Vince said:
No, try reading it again. I'm comparing the [Persian Gulf War], the 12 year pause, and the [Iraqi War] to the position of many that [World War 1] and [World War 2] are infact one conflict seperated by a Clausewitzian pause instigated by politic.
Nowhere am I equating Nazi Germany with Iraq in any way, shape, or form. So yes, I called you stupid, perhaps it wasn't premature.
And the second point I'm not even going to get into...
Your position is only sustainable when you're in a position of ignorance/lack of data. The United States doesn't actively hunt and kill civilians; Terrorists, like al-Qaeda, do. The United States doesn't have doctrine advocating their death, al-Qaeda does.
This is unambiguious in serious discussion, for example, the Roman Catholic Church makes just such a distinction over intent in allowing for conflict under the principles Of Jus In Bello.
Just to be clear, that second quote was not from me.
I'll make this as simple as possible, since I think you're obfuscating.
The whole of my argument is
Me = angry
Reason? Terrorism.
Additional anger: directed at my own gov't's lack of action post 9/11
exacerbated by: claiming to be fighting terrorism in war I don't agree with. Worse, using that as a justification for the war in the first place.
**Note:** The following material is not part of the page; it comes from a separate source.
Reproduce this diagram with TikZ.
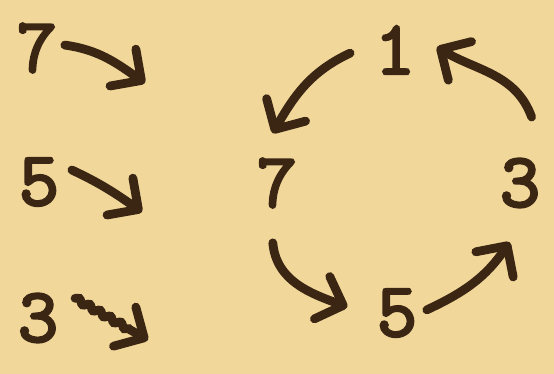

[I haven't gotten into my reasons to oppose the war in Iraq, or why I called it stupid. It's actually a smart war for one of the reasons you posit-- altering the political landscape of the region-- I just don't agree idealogically with that reason to go to war. That's more interesting to debate than whether the 9/11 Commission's tentative link between Iraq and bin Laden merits a war, since that would be a justifaction at best, and not the actual reason to be there.
My biggest problem with you analysis is that you fall into the same trap most antiwar people do, arguing the ideology rather than the more likely reasons nations war. Your use of "fanatical" to describe the Middle East shows that. Nations go to war for their interests. We are in Iraq bacuase it is in our interests to have another country politically and ecomonically friendly to us there, and there are military and economic benefits to the action. Period. I disagree with the war not because of a value judgment so much as becuase in the bigger picture, I believe the political costs to the US are greater than the gains, and the I believe the economic benefits are going to be such that they will not have substantial benefits to the general polulace of the US or Iraq, but rather to smaller private interests. That last statement is one I would not go to bat over, as it is not well-informed, although it does match our country's record of intervention in other parts of the world. ]
But all that is beside the fact. I am pissed becuase we're not doing what we should be to deal with Al Queda, apparently, while our government is saying that we are, by being in Iraq. Like any number of people, I don't like being lied to.
I take it be "not dealing with the second point" that you disagree, but I remain unconvinved that our actions in Iraq have done anything to reduce terrorism or that we were really there for that reason in the first place.